Risks associated with P2P lending

  • Default risk: The risk of borrower defaults can impact the repayment of principal and interest, leading to a potential loss of investment.
  • Credit risk: P2P lending involves lending to individuals and small businesses with varying creditworthiness. Lenders face the risk that borrowers with high-risk exposure may default on their loans.
  • Lack of collateral: In unsecured P2P lending, the absence of collateral leaves lenders with few assets to recover in the event of borrower default, increasing the overall risk.
  • Platform risk: Lenders may encounter difficulties retrieving their invested funds if the P2P lending platform faces operational challenges, financial instability, or even failure.
  • Market and economic risk: Financial instability and economic downturns can increase default rates and lead to a decrease in the value of loans, particularly on the secondary market.

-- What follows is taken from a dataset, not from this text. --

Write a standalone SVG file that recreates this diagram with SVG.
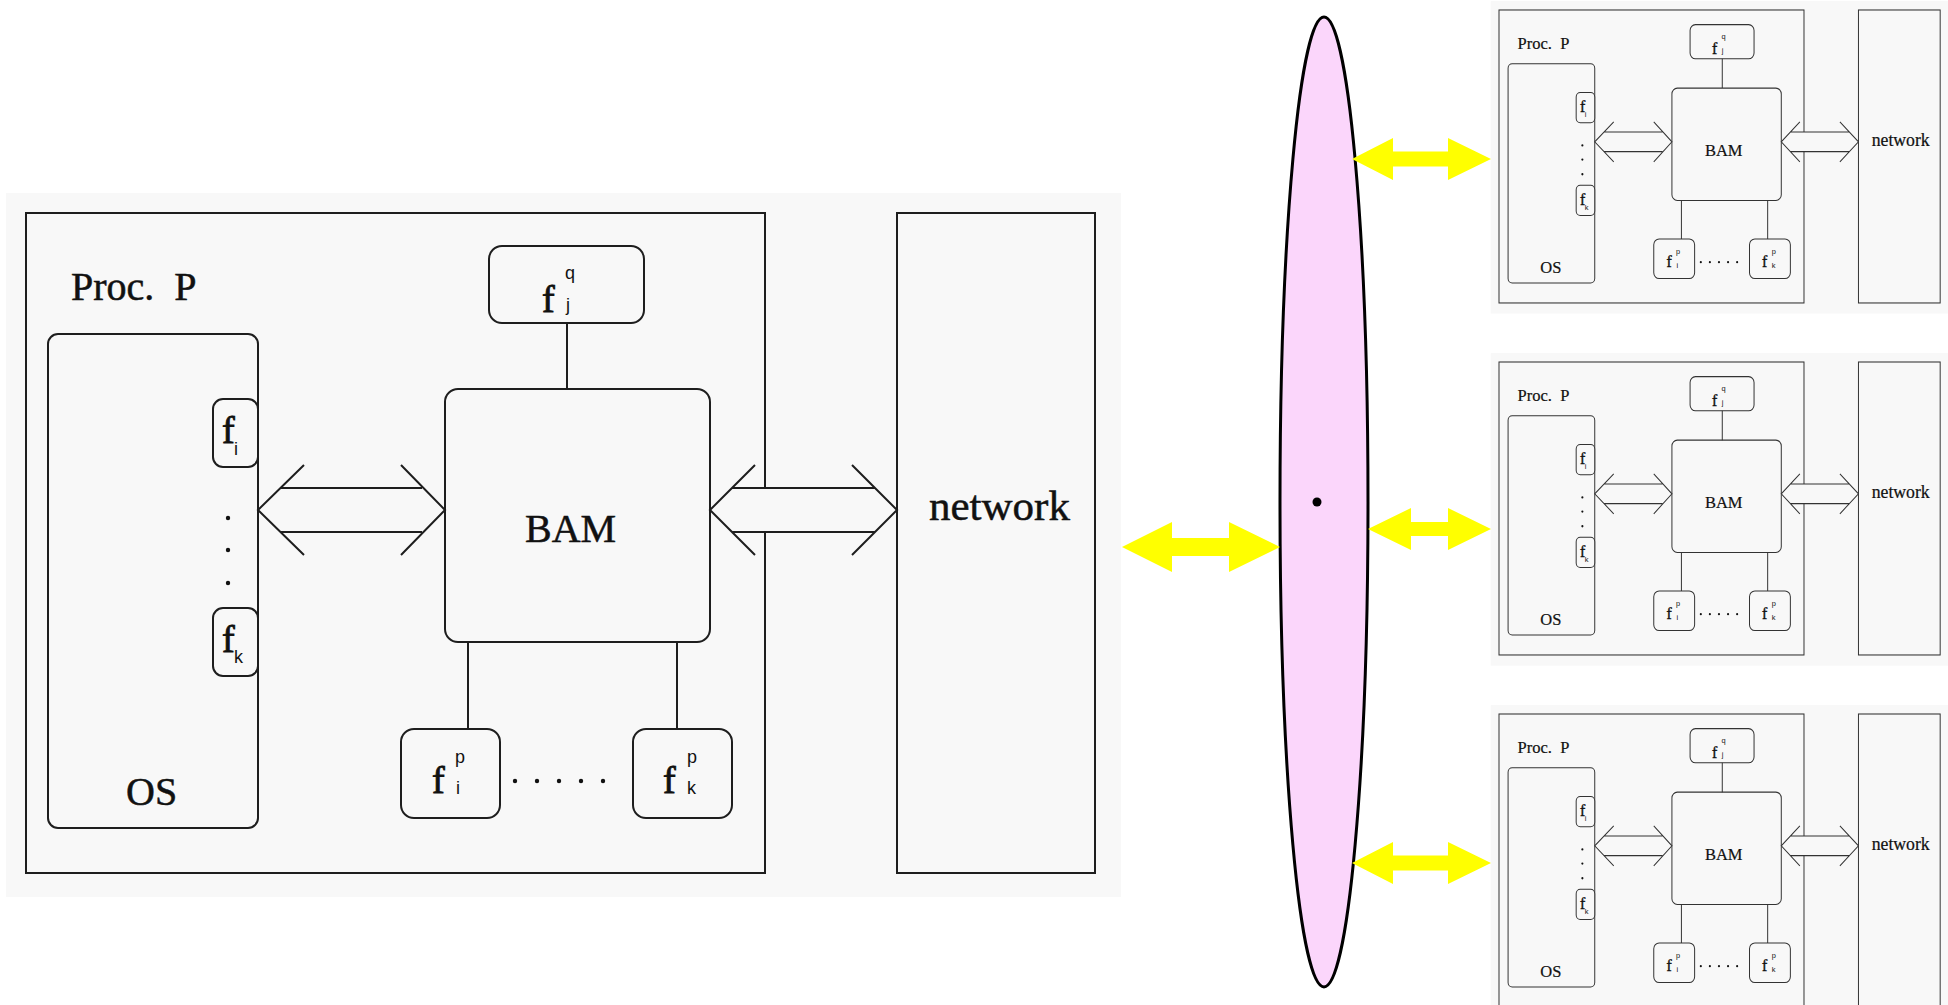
<svg xmlns="http://www.w3.org/2000/svg" width="1948" height="1005" viewBox="0 0 1948 1005">
  <style>
    .panel { fill: #f8f8f8; }
    .box { fill: none; stroke: #1e1e1e; stroke-width: 2; }
    .rbox { fill: #f8f8f8; stroke: #1e1e1e; stroke-width: 2; }
    .ln { fill: none; stroke: #1e1e1e; stroke-width: 2; }
    .bg { fill: #f8f8f8; }
    .lbl { font-family: "Liberation Serif", "Times New Roman", serif; fill: #111; stroke: #111; stroke-width: 0.5; }
    .fn { font-family: "Liberation Serif", "Times New Roman", serif; font-size: 38px; fill: #111; stroke: #111; stroke-width: 0.9; }
    .sub { font-family: "Liberation Sans", Arial, sans-serif; font-size: 18px; fill: #111; }
    .dot { fill: #111; }
    .sm .box, .sm .rbox, .sm .ln { stroke-width: 2.4; stroke: #333; }
    .yl { fill: #ffff00; }
    .bus { fill: #fbd6fb; stroke: #000; stroke-width: 3; }
  </style>

  <rect x="0" y="0" width="1948" height="1005" fill="#ffffff"/>

  <!-- main processor view -->
  <g id="proc-main">
    <g id="main-panel"><rect class="panel" x="6" y="193" width="1115" height="704"/></g>
    <g id="main-proc">
      <rect class="box" x="26" y="213" width="739" height="660"/>
      <text class="lbl" x="71" y="300" font-size="40" xml:space="preserve">Proc.  P</text>
    </g>
    <g id="main-network">
      <rect class="box" x="897" y="213" width="198" height="660"/>
      <text class="lbl" x="929" y="520" font-size="43">network</text>
    </g>
    <g id="main-os">
      <rect class="box" x="48" y="334" width="210" height="494" rx="10"/>
      <text class="lbl" x="126" y="805" font-size="40">OS</text>
      <circle class="dot" cx="228" cy="518" r="2.2"/>
      <circle class="dot" cx="228" cy="550" r="2.2"/>
      <circle class="dot" cx="228" cy="583" r="2.2"/>
    </g>
    <g id="main-fi">
      <rect class="rbox" x="213" y="399" width="45" height="68" rx="10"/>
      <text class="fn" x="222" y="443">f</text><text class="sub" x="234" y="455">i</text>
    </g>
    <g id="main-fk">
      <rect class="rbox" x="213" y="608" width="45" height="68" rx="10"/>
      <text class="fn" x="222" y="652">f</text><text class="sub" x="234" y="663">k</text>
    </g>
    <g id="main-fjq">
      <rect class="rbox" x="489" y="246" width="155" height="77" rx="13"/>
      <text class="fn" x="542" y="312">f</text><text class="sub" x="565" y="279">q</text><text class="sub" x="566" y="311">j</text>
    </g>
    <g id="main-bam">
      <rect class="rbox" x="445" y="389" width="265" height="253" rx="13"/>
      <text class="lbl" x="525" y="542" font-size="40">BAM</text>
    </g>
    <g id="main-fip">
      <rect class="rbox" x="401" y="729" width="99" height="89" rx="13"/>
      <text class="fn" x="432" y="793">f</text><text class="sub" x="455" y="763">p</text><text class="sub" x="456" y="794">i</text>
    </g>
    <g id="main-fkp">
      <rect class="rbox" x="633" y="729" width="99" height="89" rx="13"/>
      <text class="fn" x="663" y="793">f</text><text class="sub" x="687" y="763">p</text><text class="sub" x="687" y="794">k</text>
    </g>
    <g id="main-fdots">
      <circle class="dot" cx="515" cy="781" r="2.2"/><circle class="dot" cx="537" cy="781" r="2.2"/><circle class="dot" cx="559" cy="781" r="2.2"/><circle class="dot" cx="581" cy="781" r="2.2"/><circle class="dot" cx="603" cy="781" r="2.2"/>
    </g>
    <g id="main-links">
      <path class="ln" d="M567,323 V389 M468,642 V729 M677,642 V729"/>
      <polygon class="bg" points="258,510 281,488 422,488 445,510 422,532 281,532"/>
      <path class="ln" d="M304,465 L258,510 L304,555 M281,488 H422 M281,532 H422 M401,465 L445,510 L401,555"/>
      <polygon class="bg" points="710,510 732,488 875,488 897,510 875,532 732,532"/>
      <path class="ln" d="M755,465 L710,510 L755,555 M732,488 H875 M732,532 H875 M852,465 L897,510 L852,555"/>
    </g>
  </g>

  <!-- interconnect -->
  <g id="interconnect">
    <ellipse class="bus" cx="1324" cy="502" rx="44" ry="485"/>
    <circle cx="1317" cy="502" r="4.5" fill="#000"/>
  </g>

  <!-- replicated processors, scaled -->
  <g id="proc-1" class="sm" transform="translate(1488.27,-84.56) scale(0.4127,0.4439)">
    <g id="p1-panel"><rect class="panel" x="6" y="193" width="1115" height="704"/></g>
    <g id="p1-proc">
      <rect class="box" x="26" y="213" width="739" height="660"/>
      <text class="lbl" x="71" y="300" font-size="40" xml:space="preserve">Proc.  P</text>
    </g>
    <g id="p1-network">
      <rect class="box" x="897" y="213" width="198" height="660"/>
      <text class="lbl" x="929" y="520" font-size="43">network</text>
    </g>
    <g id="p1-os">
      <rect class="box" x="48" y="334" width="210" height="494" rx="10"/>
      <text class="lbl" x="126" y="805" font-size="40">OS</text>
      <circle class="dot" cx="228" cy="518" r="2.6"/>
      <circle class="dot" cx="228" cy="550" r="2.6"/>
      <circle class="dot" cx="228" cy="583" r="2.6"/>
    </g>
    <g id="p1-fi">
      <rect class="rbox" x="213" y="399" width="45" height="68" rx="10"/>
      <text class="fn" x="222" y="443">f</text><text class="sub" x="234" y="455">i</text>
    </g>
    <g id="p1-fk">
      <rect class="rbox" x="213" y="608" width="45" height="68" rx="10"/>
      <text class="fn" x="222" y="652">f</text><text class="sub" x="234" y="663">k</text>
    </g>
    <g id="p1-fjq">
      <rect class="rbox" x="489" y="246" width="155" height="77" rx="13"/>
      <text class="fn" x="542" y="312">f</text><text class="sub" x="565" y="279">q</text><text class="sub" x="566" y="311">j</text>
    </g>
    <g id="p1-bam">
      <rect class="rbox" x="445" y="389" width="265" height="253" rx="13"/>
      <text class="lbl" x="525" y="542" font-size="40">BAM</text>
    </g>
    <g id="p1-fip">
      <rect class="rbox" x="401" y="729" width="99" height="89" rx="13"/>
      <text class="fn" x="432" y="793">f</text><text class="sub" x="455" y="763">p</text><text class="sub" x="456" y="794">i</text>
    </g>
    <g id="p1-fkp">
      <rect class="rbox" x="633" y="729" width="99" height="89" rx="13"/>
      <text class="fn" x="663" y="793">f</text><text class="sub" x="687" y="763">p</text><text class="sub" x="687" y="794">k</text>
    </g>
    <g id="p1-fdots">
      <circle class="dot" cx="515" cy="781" r="2.6"/><circle class="dot" cx="537" cy="781" r="2.6"/><circle class="dot" cx="559" cy="781" r="2.6"/><circle class="dot" cx="581" cy="781" r="2.6"/><circle class="dot" cx="603" cy="781" r="2.6"/>
    </g>
    <g id="p1-links">
      <path class="ln" d="M567,323 V389 M468,642 V729 M677,642 V729"/>
      <polygon class="bg" points="258,510 281,488 422,488 445,510 422,532 281,532"/>
      <path class="ln" d="M304,465 L258,510 L304,555 M281,488 H422 M281,532 H422 M401,465 L445,510 L401,555"/>
      <polygon class="bg" points="710,510 732,488 875,488 897,510 875,532 732,532"/>
      <path class="ln" d="M755,465 L710,510 L755,555 M732,488 H875 M732,532 H875 M852,465 L897,510 L852,555"/>
    </g>
  </g>

  <g id="proc-2" class="sm" transform="translate(1488.27,267.45) scale(0.4127,0.4439)">
    <g id="p2-panel"><rect class="panel" x="6" y="193" width="1115" height="704"/></g>
    <g id="p2-proc">
      <rect class="box" x="26" y="213" width="739" height="660"/>
      <text class="lbl" x="71" y="300" font-size="40" xml:space="preserve">Proc.  P</text>
    </g>
    <g id="p2-network">
      <rect class="box" x="897" y="213" width="198" height="660"/>
      <text class="lbl" x="929" y="520" font-size="43">network</text>
    </g>
    <g id="p2-os">
      <rect class="box" x="48" y="334" width="210" height="494" rx="10"/>
      <text class="lbl" x="126" y="805" font-size="40">OS</text>
      <circle class="dot" cx="228" cy="518" r="2.6"/>
      <circle class="dot" cx="228" cy="550" r="2.6"/>
      <circle class="dot" cx="228" cy="583" r="2.6"/>
    </g>
    <g id="p2-fi">
      <rect class="rbox" x="213" y="399" width="45" height="68" rx="10"/>
      <text class="fn" x="222" y="443">f</text><text class="sub" x="234" y="455">i</text>
    </g>
    <g id="p2-fk">
      <rect class="rbox" x="213" y="608" width="45" height="68" rx="10"/>
      <text class="fn" x="222" y="652">f</text><text class="sub" x="234" y="663">k</text>
    </g>
    <g id="p2-fjq">
      <rect class="rbox" x="489" y="246" width="155" height="77" rx="13"/>
      <text class="fn" x="542" y="312">f</text><text class="sub" x="565" y="279">q</text><text class="sub" x="566" y="311">j</text>
    </g>
    <g id="p2-bam">
      <rect class="rbox" x="445" y="389" width="265" height="253" rx="13"/>
      <text class="lbl" x="525" y="542" font-size="40">BAM</text>
    </g>
    <g id="p2-fip">
      <rect class="rbox" x="401" y="729" width="99" height="89" rx="13"/>
      <text class="fn" x="432" y="793">f</text><text class="sub" x="455" y="763">p</text><text class="sub" x="456" y="794">i</text>
    </g>
    <g id="p2-fkp">
      <rect class="rbox" x="633" y="729" width="99" height="89" rx="13"/>
      <text class="fn" x="663" y="793">f</text><text class="sub" x="687" y="763">p</text><text class="sub" x="687" y="794">k</text>
    </g>
    <g id="p2-fdots">
      <circle class="dot" cx="515" cy="781" r="2.6"/><circle class="dot" cx="537" cy="781" r="2.6"/><circle class="dot" cx="559" cy="781" r="2.6"/><circle class="dot" cx="581" cy="781" r="2.6"/><circle class="dot" cx="603" cy="781" r="2.6"/>
    </g>
    <g id="p2-links">
      <path class="ln" d="M567,323 V389 M468,642 V729 M677,642 V729"/>
      <polygon class="bg" points="258,510 281,488 422,488 445,510 422,532 281,532"/>
      <path class="ln" d="M304,465 L258,510 L304,555 M281,488 H422 M281,532 H422 M401,465 L445,510 L401,555"/>
      <polygon class="bg" points="710,510 732,488 875,488 897,510 875,532 732,532"/>
      <path class="ln" d="M755,465 L710,510 L755,555 M732,488 H875 M732,532 H875 M852,465 L897,510 L852,555"/>
    </g>
  </g>

  <g id="proc-3" class="sm" transform="translate(1488.27,619.45) scale(0.4127,0.4439)">
    <g id="p3-panel"><rect class="panel" x="6" y="193" width="1115" height="704"/></g>
    <g id="p3-proc">
      <rect class="box" x="26" y="213" width="739" height="660"/>
      <text class="lbl" x="71" y="300" font-size="40" xml:space="preserve">Proc.  P</text>
    </g>
    <g id="p3-network">
      <rect class="box" x="897" y="213" width="198" height="660"/>
      <text class="lbl" x="929" y="520" font-size="43">network</text>
    </g>
    <g id="p3-os">
      <rect class="box" x="48" y="334" width="210" height="494" rx="10"/>
      <text class="lbl" x="126" y="805" font-size="40">OS</text>
      <circle class="dot" cx="228" cy="518" r="2.6"/>
      <circle class="dot" cx="228" cy="550" r="2.6"/>
      <circle class="dot" cx="228" cy="583" r="2.6"/>
    </g>
    <g id="p3-fi">
      <rect class="rbox" x="213" y="399" width="45" height="68" rx="10"/>
      <text class="fn" x="222" y="443">f</text><text class="sub" x="234" y="455">i</text>
    </g>
    <g id="p3-fk">
      <rect class="rbox" x="213" y="608" width="45" height="68" rx="10"/>
      <text class="fn" x="222" y="652">f</text><text class="sub" x="234" y="663">k</text>
    </g>
    <g id="p3-fjq">
      <rect class="rbox" x="489" y="246" width="155" height="77" rx="13"/>
      <text class="fn" x="542" y="312">f</text><text class="sub" x="565" y="279">q</text><text class="sub" x="566" y="311">j</text>
    </g>
    <g id="p3-bam">
      <rect class="rbox" x="445" y="389" width="265" height="253" rx="13"/>
      <text class="lbl" x="525" y="542" font-size="40">BAM</text>
    </g>
    <g id="p3-fip">
      <rect class="rbox" x="401" y="729" width="99" height="89" rx="13"/>
      <text class="fn" x="432" y="793">f</text><text class="sub" x="455" y="763">p</text><text class="sub" x="456" y="794">i</text>
    </g>
    <g id="p3-fkp">
      <rect class="rbox" x="633" y="729" width="99" height="89" rx="13"/>
      <text class="fn" x="663" y="793">f</text><text class="sub" x="687" y="763">p</text><text class="sub" x="687" y="794">k</text>
    </g>
    <g id="p3-fdots">
      <circle class="dot" cx="515" cy="781" r="2.6"/><circle class="dot" cx="537" cy="781" r="2.6"/><circle class="dot" cx="559" cy="781" r="2.6"/><circle class="dot" cx="581" cy="781" r="2.6"/><circle class="dot" cx="603" cy="781" r="2.6"/>
    </g>
    <g id="p3-links">
      <path class="ln" d="M567,323 V389 M468,642 V729 M677,642 V729"/>
      <polygon class="bg" points="258,510 281,488 422,488 445,510 422,532 281,532"/>
      <path class="ln" d="M304,465 L258,510 L304,555 M281,488 H422 M281,532 H422 M401,465 L445,510 L401,555"/>
      <polygon class="bg" points="710,510 732,488 875,488 897,510 875,532 732,532"/>
      <path class="ln" d="M755,465 L710,510 L755,555 M732,488 H875 M732,532 H875 M852,465 L897,510 L852,555"/>
    </g>
  </g>

  <!-- yellow double arrows to the interconnect -->
  <g id="bus-links">
    <polygon class="yl" points="1122,547 1172,522 1172,538 1229,538 1229,522 1280,547 1229,572 1229,556 1172,556 1172,572"/>
    <polygon class="yl" points="1352,159 1393,138 1393,151.5 1448,151.5 1448,138 1491,159 1448,180 1448,166.5 1393,166.5 1393,180"/>
    <polygon class="yl" points="1368,529 1411,508 1411,522 1448,522 1448,508 1491,529 1448,550 1448,536 1411,536 1411,550"/>
    <polygon class="yl" points="1352,863 1393,842 1393,855.5 1448,855.5 1448,842 1491,863 1448,884 1448,870.5 1393,870.5 1393,884"/>
  </g>
</svg>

Rewards offered by P2P lending

  • Higher returns: P2P lending has the potential to generate higher returns compared to traditional fixed-income investments. Lenders can outperform savings accounts and other low-yield assets by directly lending to borrowers.
  • Diversification: P2P lending allows lenders to diversify their investments across multiple loans, reducing the risk associated with individual loans and potentially mitigating the impact of defaults.
  • Passive income: Monthly or quarterly interest payments from P2P lending can serve as a passive revenue stream, enabling lenders to earn money without actively managing their holdings.
  • Access to credit market: P2P lending platforms provide financing opportunities to borrowers who may not qualify for traditional bank loans. By supporting such individuals or businesses, lenders contribute to financial inclusion while potentially reaping high rewards.
  • Transparency and control: P2P lending platforms offer lenders the ability to thoroughly examine borrower profiles, loan information, and associated risks. This transparency enables lenders to select loans that align with their risk tolerance and investment criteria.

It is important for both lenders and borrowers to carefully evaluate and comprehend the risks involved in P2P lending. Strategies such as diversification, exercising caution, and selecting reliable platforms can help mitigate these risks effectively.

Note: This article does not constitute investment advice or recommendations. Every investment and trading decision involves risk, and readers should conduct their own research and due diligence.